§ **YOUR TASK**:
Can you set down, exactly as they appear below, the lines from the opening of the material through the one bearing "import matplotlib.pyplot as plt", minus the pictures?

§ **DATASET CONTENT**:
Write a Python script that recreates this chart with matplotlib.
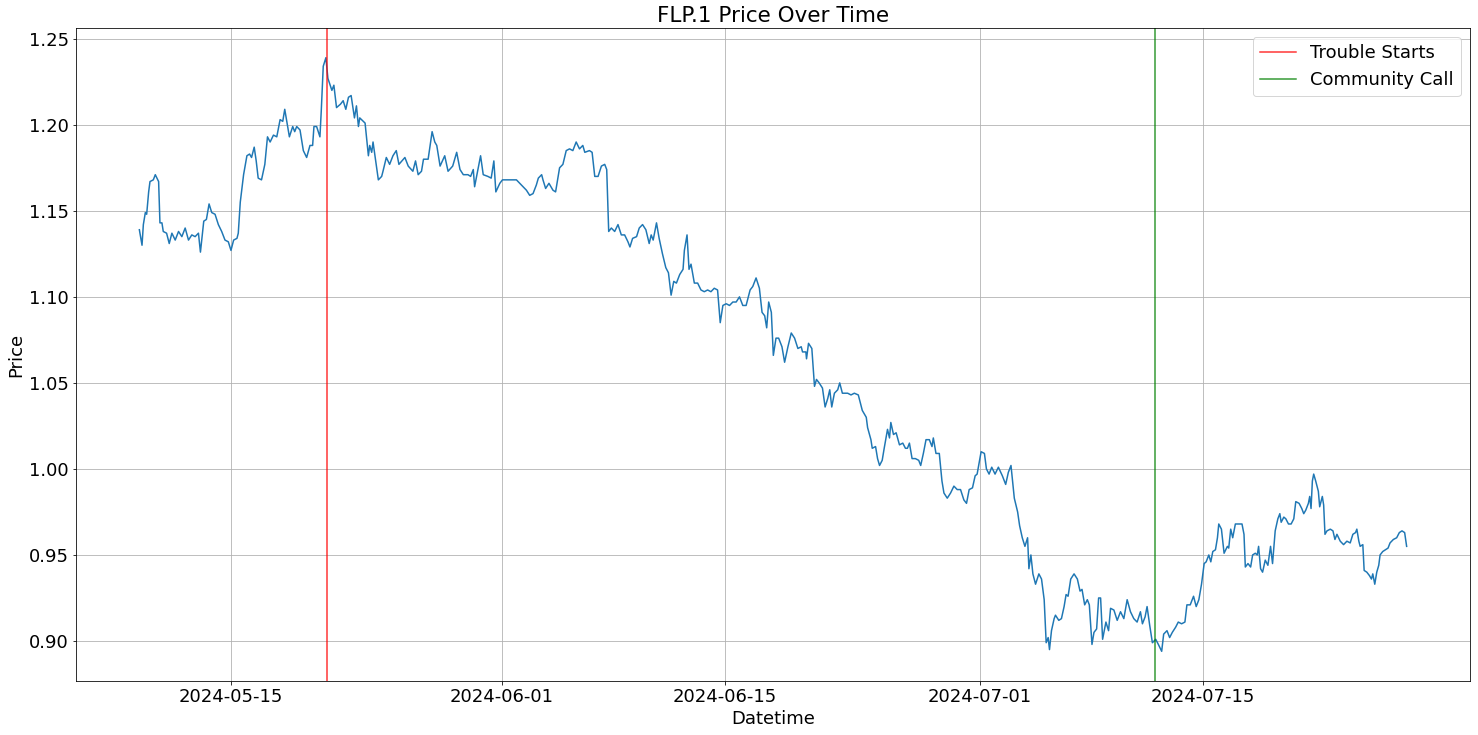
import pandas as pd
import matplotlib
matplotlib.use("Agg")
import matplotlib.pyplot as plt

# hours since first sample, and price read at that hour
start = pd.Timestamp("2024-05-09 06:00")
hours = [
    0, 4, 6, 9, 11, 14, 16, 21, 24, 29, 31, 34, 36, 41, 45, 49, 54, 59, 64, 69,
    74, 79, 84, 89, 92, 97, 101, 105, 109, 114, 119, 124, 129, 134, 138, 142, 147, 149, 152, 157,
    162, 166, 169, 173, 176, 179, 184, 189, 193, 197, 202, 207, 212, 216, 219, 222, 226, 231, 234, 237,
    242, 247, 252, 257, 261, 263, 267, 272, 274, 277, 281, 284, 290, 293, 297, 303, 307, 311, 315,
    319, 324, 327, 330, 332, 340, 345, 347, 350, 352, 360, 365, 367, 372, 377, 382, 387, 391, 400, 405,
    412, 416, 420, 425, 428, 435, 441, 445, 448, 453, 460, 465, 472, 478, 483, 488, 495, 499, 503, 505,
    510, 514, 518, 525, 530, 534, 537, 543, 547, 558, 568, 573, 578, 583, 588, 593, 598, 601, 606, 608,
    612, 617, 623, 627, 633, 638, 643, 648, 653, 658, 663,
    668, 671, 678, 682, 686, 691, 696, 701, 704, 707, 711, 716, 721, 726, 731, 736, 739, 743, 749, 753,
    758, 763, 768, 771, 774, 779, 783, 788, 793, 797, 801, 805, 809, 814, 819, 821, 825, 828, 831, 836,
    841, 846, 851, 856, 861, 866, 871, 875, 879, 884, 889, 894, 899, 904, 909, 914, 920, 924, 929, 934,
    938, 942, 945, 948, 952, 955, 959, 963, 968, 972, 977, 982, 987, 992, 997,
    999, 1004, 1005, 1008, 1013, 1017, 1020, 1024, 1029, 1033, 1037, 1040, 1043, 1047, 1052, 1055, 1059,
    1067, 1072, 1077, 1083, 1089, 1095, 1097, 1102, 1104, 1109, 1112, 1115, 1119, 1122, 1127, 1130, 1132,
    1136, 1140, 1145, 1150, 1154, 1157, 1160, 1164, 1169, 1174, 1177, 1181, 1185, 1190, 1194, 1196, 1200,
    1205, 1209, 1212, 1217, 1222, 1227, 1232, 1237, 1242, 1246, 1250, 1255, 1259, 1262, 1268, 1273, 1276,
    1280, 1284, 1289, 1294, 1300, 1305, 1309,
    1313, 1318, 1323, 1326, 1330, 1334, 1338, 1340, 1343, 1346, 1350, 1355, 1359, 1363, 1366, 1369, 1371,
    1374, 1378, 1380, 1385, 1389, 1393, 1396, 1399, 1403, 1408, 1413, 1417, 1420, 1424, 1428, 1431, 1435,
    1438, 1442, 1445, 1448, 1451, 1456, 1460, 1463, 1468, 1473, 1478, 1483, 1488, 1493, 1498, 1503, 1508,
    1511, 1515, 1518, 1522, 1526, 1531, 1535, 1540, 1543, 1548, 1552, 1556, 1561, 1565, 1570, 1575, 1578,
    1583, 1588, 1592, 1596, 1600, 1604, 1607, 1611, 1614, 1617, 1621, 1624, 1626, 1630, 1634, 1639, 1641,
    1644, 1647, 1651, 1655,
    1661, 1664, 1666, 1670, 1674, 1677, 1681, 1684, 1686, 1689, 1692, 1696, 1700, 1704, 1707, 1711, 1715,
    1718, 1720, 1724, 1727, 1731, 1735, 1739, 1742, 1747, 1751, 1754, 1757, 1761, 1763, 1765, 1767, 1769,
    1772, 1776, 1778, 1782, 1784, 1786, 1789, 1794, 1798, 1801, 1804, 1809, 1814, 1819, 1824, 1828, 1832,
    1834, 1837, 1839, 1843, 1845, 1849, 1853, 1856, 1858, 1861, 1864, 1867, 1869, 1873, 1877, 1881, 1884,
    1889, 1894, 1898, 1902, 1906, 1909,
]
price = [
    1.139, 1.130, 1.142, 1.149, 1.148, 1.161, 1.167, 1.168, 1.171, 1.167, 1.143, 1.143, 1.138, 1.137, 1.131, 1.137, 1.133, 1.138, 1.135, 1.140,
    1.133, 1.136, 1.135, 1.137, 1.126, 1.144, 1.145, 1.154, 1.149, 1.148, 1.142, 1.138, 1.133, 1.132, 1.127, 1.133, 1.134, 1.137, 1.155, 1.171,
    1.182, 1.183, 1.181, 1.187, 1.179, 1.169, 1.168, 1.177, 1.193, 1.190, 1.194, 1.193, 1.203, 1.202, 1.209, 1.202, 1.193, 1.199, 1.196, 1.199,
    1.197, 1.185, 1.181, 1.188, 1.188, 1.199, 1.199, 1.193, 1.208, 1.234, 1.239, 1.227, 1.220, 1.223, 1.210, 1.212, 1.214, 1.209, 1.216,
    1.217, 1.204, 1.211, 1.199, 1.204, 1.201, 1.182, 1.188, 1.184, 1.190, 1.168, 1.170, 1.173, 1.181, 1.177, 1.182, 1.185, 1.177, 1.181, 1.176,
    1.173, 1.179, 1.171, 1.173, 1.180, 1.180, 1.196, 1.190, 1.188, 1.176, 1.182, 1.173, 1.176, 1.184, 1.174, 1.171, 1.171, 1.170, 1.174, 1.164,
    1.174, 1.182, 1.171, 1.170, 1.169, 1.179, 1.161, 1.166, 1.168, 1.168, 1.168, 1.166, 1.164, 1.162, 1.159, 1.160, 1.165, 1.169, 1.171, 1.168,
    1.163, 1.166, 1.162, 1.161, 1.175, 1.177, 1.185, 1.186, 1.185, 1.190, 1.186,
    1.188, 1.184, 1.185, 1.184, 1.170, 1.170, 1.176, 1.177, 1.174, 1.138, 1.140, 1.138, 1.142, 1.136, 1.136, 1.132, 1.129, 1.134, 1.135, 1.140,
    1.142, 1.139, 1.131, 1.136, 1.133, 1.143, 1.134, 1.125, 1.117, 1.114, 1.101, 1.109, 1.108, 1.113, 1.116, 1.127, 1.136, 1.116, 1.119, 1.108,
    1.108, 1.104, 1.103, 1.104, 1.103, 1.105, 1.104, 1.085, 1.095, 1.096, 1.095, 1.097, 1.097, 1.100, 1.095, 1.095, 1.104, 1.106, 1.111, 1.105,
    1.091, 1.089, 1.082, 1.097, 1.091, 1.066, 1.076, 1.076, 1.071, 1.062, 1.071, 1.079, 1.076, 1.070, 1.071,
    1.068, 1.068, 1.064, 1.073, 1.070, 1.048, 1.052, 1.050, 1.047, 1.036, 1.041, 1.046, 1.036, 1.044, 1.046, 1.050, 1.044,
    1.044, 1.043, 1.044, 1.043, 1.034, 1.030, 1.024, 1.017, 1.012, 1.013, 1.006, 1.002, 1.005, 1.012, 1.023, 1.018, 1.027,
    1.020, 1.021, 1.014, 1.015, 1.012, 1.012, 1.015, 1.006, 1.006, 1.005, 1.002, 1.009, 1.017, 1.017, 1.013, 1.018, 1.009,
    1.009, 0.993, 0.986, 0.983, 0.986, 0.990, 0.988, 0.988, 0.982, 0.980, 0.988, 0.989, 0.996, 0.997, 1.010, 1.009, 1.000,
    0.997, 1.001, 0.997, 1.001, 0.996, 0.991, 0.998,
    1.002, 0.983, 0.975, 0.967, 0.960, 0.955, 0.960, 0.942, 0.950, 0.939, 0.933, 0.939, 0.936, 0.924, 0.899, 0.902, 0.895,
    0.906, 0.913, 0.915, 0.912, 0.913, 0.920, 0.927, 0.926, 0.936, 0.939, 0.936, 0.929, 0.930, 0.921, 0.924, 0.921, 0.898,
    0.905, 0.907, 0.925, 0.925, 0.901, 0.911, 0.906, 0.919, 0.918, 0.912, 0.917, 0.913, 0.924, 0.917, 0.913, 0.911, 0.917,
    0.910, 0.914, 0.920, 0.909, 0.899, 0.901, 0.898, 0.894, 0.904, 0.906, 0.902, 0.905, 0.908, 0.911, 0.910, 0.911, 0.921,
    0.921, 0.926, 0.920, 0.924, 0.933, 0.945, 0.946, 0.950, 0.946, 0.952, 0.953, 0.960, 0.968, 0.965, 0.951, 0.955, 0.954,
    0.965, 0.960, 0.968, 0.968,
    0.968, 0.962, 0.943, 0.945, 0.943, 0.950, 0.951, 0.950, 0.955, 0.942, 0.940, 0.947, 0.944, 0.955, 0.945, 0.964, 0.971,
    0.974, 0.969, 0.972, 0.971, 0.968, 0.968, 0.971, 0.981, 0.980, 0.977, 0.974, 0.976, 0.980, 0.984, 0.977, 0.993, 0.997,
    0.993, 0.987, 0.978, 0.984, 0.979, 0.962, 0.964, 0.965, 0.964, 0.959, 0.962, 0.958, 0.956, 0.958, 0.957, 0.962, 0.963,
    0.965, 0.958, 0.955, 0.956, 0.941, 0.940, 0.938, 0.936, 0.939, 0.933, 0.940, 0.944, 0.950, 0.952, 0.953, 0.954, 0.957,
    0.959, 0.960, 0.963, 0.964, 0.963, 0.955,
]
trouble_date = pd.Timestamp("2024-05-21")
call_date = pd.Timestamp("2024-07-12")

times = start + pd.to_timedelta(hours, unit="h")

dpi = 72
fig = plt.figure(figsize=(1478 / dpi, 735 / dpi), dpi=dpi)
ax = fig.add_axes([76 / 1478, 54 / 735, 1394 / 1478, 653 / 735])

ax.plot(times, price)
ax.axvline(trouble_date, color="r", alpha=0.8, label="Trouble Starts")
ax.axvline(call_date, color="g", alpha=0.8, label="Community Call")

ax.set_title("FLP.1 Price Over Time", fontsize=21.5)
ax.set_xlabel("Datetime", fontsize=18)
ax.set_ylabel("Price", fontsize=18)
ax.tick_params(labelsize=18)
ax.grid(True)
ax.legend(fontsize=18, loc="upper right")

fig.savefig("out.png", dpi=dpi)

§ **THE RESULT**:
Write a Python script that recreates this chart with matplotlib.
import pandas as pd
import matplotlib
matplotlib.use("Agg")
import matplotlib.pyplot as plt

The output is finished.